On August 3rd, Jason, Junie and I started our 3600-mile drive south to Flagstaff, Arizona. For me, the final few weeks in Fairbanks were the very definition of bittersweet: a growing excitement to leave and start fresh combined with many meaningful goodbyes from the community we had developed over the past three years.
Since 2006, when I first left home to ride the college experience, I have been practicing forming communities. At the University of Puget Sound, it was incredibly easy: I was placed in the Schiff dormitory, a outdoorsy-themed building, and became almost instant, inseparable friends with the people in adjacent rooms. I see now what a gift that was, to gain such wonderful friends and to build a web of support as I started to build my life away from my first home and my family. A rich community was also found in the music department, with symphony, small ensembles, and my violin studio. My years in college brought another strong community experience, one that I landed in while studying abroad in Costa Rica in 2009. All 28 of us formed, again, a near-instant bond, and a few friends from that experience still feel close to me.
In 2010, the fall after I graduated from college, I moved to Mount Shasta in very northern California. This tiny mountain town of about 3300 people provided a very special, unique community for me. After I ended the relationship that brought me there, I was utterly alone, not knowing a single person besides the one who was now gone. Great fortune and good timing gave me a job at the local ski shop, so I was able to support myself there for a year before moving on to Ashland. Work was a great way to meet people, but the heart of my community in Mount Shasta rested at 310 East Lake Street, where Geri Metz and her dog Gracie lived. A colleague at work suggested that I contact Geri about renting her upstairs. I will never, ever forget walking the snowy street up towards the mountain and knocking on Geri’s door. Inside was the coziest living room imaginable, with a fire going, Gracie snuggled on her special chair, and Geri’s beautiful art hanging lovingly on all walls. I felt safe and grounded for the first time since arriving in Mount Shasta. Geri and I spent the next several months living happily together. In that home, I found a nest to begin healing from the heartbreak of a significant relationship’s end.
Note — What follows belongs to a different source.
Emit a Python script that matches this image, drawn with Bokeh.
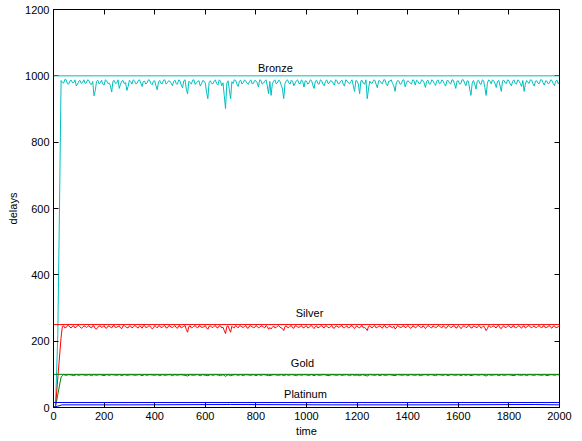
import numpy as np
from bokeh.plotting import figure
from bokeh.models import Range1d, FixedTicker, LinearAxis, Span
from bokeh.core.properties import value
from bokeh.embed import file_html
from bokeh.resources import INLINE

# ---------------- data ----------------
x_ticks = [0, 200, 400, 600, 800, 1000, 1200, 1400, 1600, 1800, 2000]
y_ticks = [0, 200, 400, 600, 800, 1000, 1200]

class_names = ["Bronze", "Silver", "Gold", "Platinum"]
thresholds = [1000, 250, 100, 15]

grid_t = list(range(30, 2001, 10))   # samples at 30, 40, ..., 2000
mid_t = list(range(35, 2000, 10))    # samples at 35, 45, ..., 1995

bronze_ramp_t = [0, 8, 17, 24]
bronze_ramp_v = [0, 5, 220, 620]
bronze_v = [
    986, 978, 988, 975, 987, 980, 970, 984, 977, 988,
    979, 986, 974, 940, 983, 976, 987, 972, 985, 978,
    951, 986, 979, 962, 984, 976, 956, 987, 975, 985,
    977, 988, 968, 984, 979, 987, 973, 985, 958, 986,
    976, 988, 979, 984, 970, 987, 975, 985, 964, 988,
    946, 980, 987, 974, 984, 969, 986, 978, 931, 985,
    976, 988, 972, 984, 979, 901, 985, 931, 977, 986,
    968, 987, 979, 984, 974, 988, 977, 985, 966, 986,
    978, 988, 946, 941, 984, 976, 987, 972, 931, 985,
    979, 987, 970, 985, 977, 988, 966, 984, 978, 986,
    962, 987, 975, 985, 970, 988, 978, 984, 972, 986,
    977, 987, 969, 985, 976, 988, 953, 984, 946, 986,
    975, 931, 984, 978, 987, 964, 985, 976, 988, 970,
    984, 977, 953, 986, 975, 987, 967, 985, 978, 988,
    972, 984, 977, 986, 965, 987, 976, 985, 971, 988,
    978, 984, 969, 986, 975, 987, 962, 985, 977, 988,
    970, 984, 941, 986, 960, 987, 974, 985, 941, 988,
    976, 984, 965, 986, 953, 987, 977, 985, 970, 988,
    975, 984, 968, 953, 986, 977, 987, 969, 985, 976,
    988, 972, 984, 978, 986, 970, 987, 982,
]
bronze_mid_v = [
    980, 989, 976, 985, 979, 988, 975, 986, 981, 977,
    988, 976, 983, 955, 987, 979, 975, 988, 977, 970,
    984, 977, 988, 975, 986, 980, 968, 983, 988, 976,
    986, 978, 983, 975, 988, 977, 984, 970, 981, 977,
    987, 975, 985, 978, 983, 976, 988, 972, 985, 960,
    984, 975, 988, 979, 985, 976, 984, 950, 980, 977,
    984, 976, 988, 970, 940, 978, 958, 982, 988, 975,
    984, 975, 988, 978, 983, 976, 986, 979, 988, 975,
    984, 970, 983, 976, 988, 979, 984, 960, 977, 988,
    975, 984, 978, 988, 976, 983, 985, 975, 988, 972,
    984, 977, 988, 975, 983, 977, 986, 978, 988, 976,
    984, 975, 988, 979, 983, 970, 986, 975, 985, 977,
    988, 960, 978, 987, 975, 985, 979, 988, 976, 984,
    988, 970, 979, 984, 976, 988, 978, 983, 975, 986,
    987, 976, 988, 979, 984, 975, 988, 977, 984, 976,
    988, 976, 985, 979, 988, 976, 984, 975, 988, 978,
    985, 960, 978, 975, 984, 977, 988, 965, 978, 984,
    988, 977, 984, 970, 985, 979, 988, 976, 984, 977,
    988, 977, 986, 975, 980, 988, 976, 984, 978, 988,
    979, 985, 976, 988, 977, 984, 976,
]

silver_ramp_t = [0, 8]
silver_ramp_v = [0, 3]
silver_v = [
    212, 246, 241, 247, 240, 246, 242, 247, 239, 246,
    241, 247, 240, 246, 236, 245, 241, 247, 239, 246,
    240, 247, 242, 246, 238, 247, 241, 246, 240, 247,
    241, 246, 239, 247, 242, 246, 237, 247, 240, 246,
    242, 247, 240, 246, 241, 247, 239, 246, 242, 247,
    227, 246, 241, 247, 240, 246, 242, 247, 236, 246,
    241, 247, 240, 246, 242, 223, 246, 227, 241, 247,
    240, 246, 242, 247, 239, 246, 241, 247, 240, 246,
    242, 247, 236, 237, 246, 241, 247, 240, 232, 246,
    241, 247, 239, 246, 242, 247, 240, 246, 241, 247,
    238, 246, 242, 247, 240, 246, 241, 247, 239, 246,
    242, 247, 240, 246, 241, 247, 238, 246, 240, 247,
    241, 232, 246, 240, 247, 242, 246, 239, 247, 241,
    246, 240, 237, 247, 242, 246, 241, 247, 239, 246,
    240, 247, 242, 246, 238, 247, 241, 246, 240, 247,
    242, 246, 239, 247, 241, 246, 240, 247, 238, 246,
    241, 247, 240, 246, 242, 247, 239, 246, 232, 247,
    241, 246, 240, 247, 238, 246, 242, 247, 240, 246,
    241, 247, 239, 246, 242, 247, 240, 246, 241, 247,
    240, 246, 242, 247, 239, 246, 241, 246,
]
silver_mid_v = [
    244, 240, 247, 242, 245, 240, 247, 243, 241, 245,
    244, 242, 246, 238, 242, 246, 243, 240, 245, 242,
    246, 241, 244, 240, 246, 243, 240, 245, 242, 246,
    240, 244, 246, 241, 245, 242, 240, 244, 246, 241,
    245, 240, 246, 242, 244, 241, 246, 240, 245, 235,
    244, 240, 245, 242, 246, 241, 244, 240, 245, 242,
    245, 241, 246, 240, 232, 244, 236, 245, 240, 244,
    246, 242, 244, 240, 246, 243, 241, 245, 242, 246,
    240, 244, 241, 242, 240, 245, 242, 238, 244, 241,
    245, 240, 246, 242, 244, 241, 245, 240, 246, 242,
    244, 240, 245, 242, 246, 241, 244, 240, 245, 242,
    246, 241, 244, 240, 246, 242, 244, 241, 245, 240,
    238, 244, 242, 245, 240, 244, 242, 246, 240, 244,
    242, 245, 240, 244, 241, 246, 242, 244, 240, 245,
    242, 246, 240, 244, 242, 245, 240, 244, 242, 246,
    240, 244, 241, 245, 242, 246, 240, 244, 241, 245,
    242, 246, 240, 244, 241, 245, 242, 240, 238, 244,
    245, 242, 246, 240, 244, 241, 245, 242, 246, 240,
    244, 242, 245, 240, 246, 242, 244, 241, 245, 242,
    246, 240, 244, 242, 245, 241, 244,
]

gold_ramp_t = [0, 8]
gold_ramp_v = [0, 2]
gold_v = [
    92, 99, 97, 99, 98, 96, 99, 97, 99, 98,
    97, 99, 96, 99, 97, 99, 98, 96, 99, 97,
    99, 98, 97, 99, 96, 99, 97, 98, 99, 97,
    98, 99, 96, 99, 97, 99, 98, 97, 99, 96,
    99, 97, 98, 99, 96, 99, 97, 99, 98, 97,
    95, 99, 97, 98, 99, 96, 99, 97, 96, 99,
    97, 99, 98, 96, 99, 94, 99, 96, 98, 99,
    97, 99, 96, 99, 98, 97, 99, 96, 99, 97,
    99, 98, 96, 97, 99, 98, 97, 99, 96, 99,
    97, 99, 98, 96, 99, 97, 99, 98, 97, 99,
    96, 99, 97, 98, 99, 97, 96, 99, 98, 97,
    99, 97, 98, 99, 96, 99, 97, 98, 96, 99,
    97, 95, 99, 98, 97, 99, 96, 99, 97, 98,
    99, 97, 96, 99, 98, 97, 99, 96, 99, 98,
    97, 99, 96, 98, 99, 97, 99, 98, 96, 99,
    98, 97, 99, 96, 99, 98, 97, 99, 96, 99,
    97, 99, 96, 98, 99, 97, 99, 98, 95, 99,
    97, 98, 99, 96, 99, 97, 98, 99, 97, 96,
    99, 98, 97, 99, 96, 99, 98, 97, 99, 98,
    97, 99, 96, 98, 99, 97, 99, 98,
]

platinum_t = [0, 8, 34, 300, 700, 1100, 1500, 1900, 2000]
platinum_v = [0, 2, 8, 8, 9, 8, 8, 9, 8]

colors = ["#00BFBF", "#FF0000", "#008000", "#0000FF"]


def merge(t_a, v_a, t_b, v_b):
    """Merge two sets of samples into one time-ordered series."""
    pairs = sorted(zip(list(t_a) + list(t_b), list(v_a) + list(v_b)))
    return [t for t, _ in pairs], [v for _, v in pairs]


bronze_t_all, bronze_v_all = merge(grid_t, bronze_v, mid_t, bronze_mid_v)
silver_t_all, silver_v_all = merge(grid_t, silver_v, mid_t, silver_mid_v)

# ---------------- figure ----------------
FONT = "Liberation Sans"

p = figure(
    width=582, height=441,
    frame_width=506, frame_height=398,
    min_border_left=53, min_border_right=23,
    min_border_top=9, min_border_bottom=34,
    x_range=Range1d(0, 2000), y_range=Range1d(0, 1200),
    output_backend="svg", toolbar_location=None,
    background_fill_color="white", border_fill_color="white",
)
p.xgrid.visible = False
p.ygrid.visible = False
p.outline_line_color = "black"
p.outline_line_width = 1

for ax, ticks in ((p.xaxis[0], x_ticks), (p.yaxis[0], y_ticks)):
    ax.ticker = FixedTicker(ticks=ticks)
    ax.major_tick_in = 5
    ax.major_tick_out = 0
    ax.minor_tick_line_color = None
    ax.major_label_text_font = FONT
    ax.major_label_text_font_size = "11px"
    ax.major_label_text_color = "black"
    ax.axis_label_text_font = FONT
    ax.axis_label_text_font_size = "11px"
    ax.axis_label_text_font_style = "normal"
    ax.axis_label_text_color = "black"
    ax.axis_line_color = "black"
    ax.major_tick_line_color = "black"

p.xaxis.axis_label = "time"
p.yaxis.axis_label = "delays"
p.xaxis.major_label_standoff = 4
p.xaxis.axis_label_standoff = 2
p.yaxis.major_label_standoff = 4
p.yaxis.axis_label_standoff = 3

# mirrored tick marks on top and right (no labels)
for loc, ticks in (("above", x_ticks), ("right", y_ticks)):
    a = LinearAxis(ticker=FixedTicker(ticks=ticks))
    a.major_tick_in = 5
    a.major_tick_out = 0
    a.minor_tick_line_color = None
    a.major_label_overrides = {t: "" for t in ticks}
    a.major_label_text_font_size = "1px"
    a.major_label_standoff = 0
    a.axis_line_color = "black"
    a.major_tick_line_color = "black"
    p.add_layout(a, loc)

# threshold lines
for thr, col in zip(thresholds, colors):
    p.add_layout(Span(location=thr, dimension="width", line_color=col, line_width=1))

# series
p.line(bronze_ramp_t + bronze_t_all, bronze_ramp_v + bronze_v_all, line_color=colors[0], line_width=1)
p.line(silver_ramp_t + silver_t_all, silver_ramp_v + silver_v_all, line_color=colors[1], line_width=1)
p.line(gold_ramp_t + grid_t, gold_ramp_v + gold_v, line_color=colors[2], line_width=1)
p.line(platinum_t, platinum_v, line_color=colors[3], line_width=1)

# class labels
label_t = [877, 1012, 984, 996]
label_v = [1025, 286, 133, 42]
p.text(x=label_t, y=label_v, text=class_names, text_font=value(FONT),
       text_font_size="11px", text_color="black",
       text_align="center", text_baseline="middle")

open("out.html", "w").write(file_html(p, INLINE))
On to Ashland, one of the most interesting and meaningful chapters of my life. My first community there was the Rogue Valley Symphony. A symphony is a most special type of community: you might not be close with everyone there, but everyone involved regularly puts his or her mind together to achieve one focused, common goal: that of making music together to share with others. Ashland provided many other communities for me: SunStone bakery, Ashland Outdoor Store, Elizabeth and her family, and, of course, Patchy Sanders, my incredible music project that carried me to the end of my time in Ashland. Ashland was also the place where I learned how to be a strong, independent, proud, and expressive woman. Ashland was the place where my anxiety and depression came to a major peak, and it was the women I met there that helped carry me through. And Ashland was the place that I eventually realized I couldn’t really be happy there, at least at that point in my life, an understanding that was fully realized once I moved back to Fairbanks in 2016.
I like to say that never felt an incredible drive to make friends while in Fairbanks. I had my family, I adopted my dog Junie, I was back in the land and environment where I grew up, and I had grad school to keep me well occupied. But friends slowly trickled in: Sophie, Kelsey, Cody, Duncan, Coley, Claire, Cassie, Julie, Julia, Julia, Julia, Wendy, Emily, Anusha, Ryan…I had another symphony community, the very one I grew up with. I had my neighborhood community, with its potlucks and helping hands. I had my yoga community. I had my lab community. I had Jeanette. And, of course, I had (still have!) Jason. Jason + Coley + Junie, my chosen family that I looked forward to being with every day. Grad school encouraged another incredible peak in anxiety and depression, but a special, small community caught me yet again: Lorraine and her cozy couch with Junie nestled by my side. We three came together to bring me up to where I am now, gazing out on a future without anxiety and near-consistent darkness.
So now, I’m here, in a hot, high desert. So far, I have the ponderosas, the hot sun, and the new noise of night crickets to keep me company. I have Jason, I have Junie, and we are starting to weave our lives together with Patrick and his dog Penny, our new housemates. I now know, deep in my heart, that community will find me, that it will come easily, that it will be better than I can now imagine. Could I have ever imagined meeting KC, Ryan, and Amory before starting college? What about Wynne in Costa Rica? Geri came in like an angel, as did Elizabeth. Dani, Dan, Jacqui, Ian, and Eric are unforgettable. And what about Sophie and Jason? And life before Junie?
So now I patiently wait, heart open, for what and who’s to come.